Prescott proposed further devolution to the English regions, including the creation of regional assemblies by local referendum.
The proposals would have revolutionised local government. While the regional chambers represented a useful symbolic coordinating body, Prescott’s paper also proposed devolving considerable powers in:
- Regional economic, spatial, and planning strategies
- Distributing EU Structural Funds
- Arts and Sports
- Public health.
It would also place regional leadership as a key consulting partner for Whitehall spending and environmental strategy.
In other words, it would have been a most radical picture of levelling up.
Will Gove also meet Prescott’s end?
Two main factors saw the end of Prescott and with it the transition of OPDM into MHCLG. The first was his high-profile failure to deliver devolution in the 2004 referendum to install a regional assembly in the North East. After 78 percent of voters rejected the idea, this failure marked the stalling of meaningful devolution for a decade.
The second was a series of revelations about Prescott’s personal life. In 2006, it was revealed that Prescott had had a two-year affair with his diary secretary, Tracey Temple. Soon after, an allegation of sexual assault was made against him.
Prescott’s ministerial responsibilities were then transitioned into a new department, the MHCLG. Blair then sidelined Prescott, before both men resigned in 2007.
These two pitfalls already lie ahead for Gove. While he may have honest intentions to level up the country, this will be difficult within the framework of the government’s planned post-covid austerity, combined with the economic hit of Brexit.
The challenges ahead
At best, Gove has three years to deliver transformational change to regional inequality, and to solve the housing market and cladding crisis.
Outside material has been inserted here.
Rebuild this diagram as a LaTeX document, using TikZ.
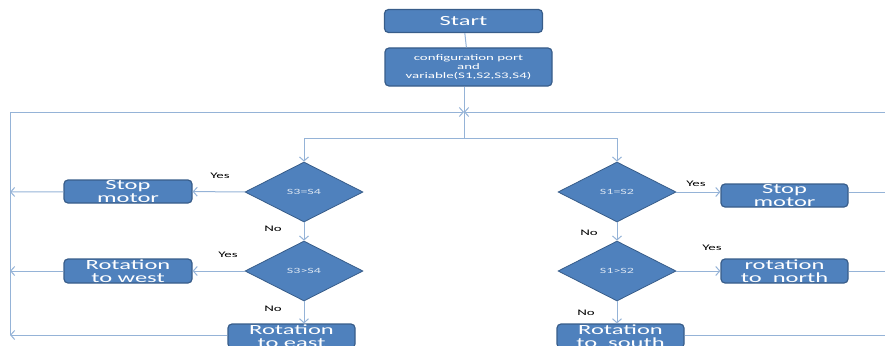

If rumours of a 2022 election are true, he may only have seven months before campaigning begins.
One has to wonder whether Gove’s new brief is a poisoned chalice. While failure would bring disrepute to Johnson’s government, it would also tie it to a man whose loyalty to the prime minister has always been uncertain, and damage the myth of Gove as a deliverer.
Meanwhile, rumours about Gove’s personal life are rife, particularly following the news of his separation from his wife, Daily Mail columnist Sarah Vine. Already in recent weeks, news has come of Gove’s rude conduct clubbing in Aberdeen, and he admitted to taking cocaine in the 2019 leadership election. However, Gove’s prominent position even after these revelations indicates that this may be less of a problem.
Nonetheless, Gove has a serious job ahead in his new department. For the sake of all the areas in desperate need of levelling up, we should seriously hope that he succeeds where Prescott failed.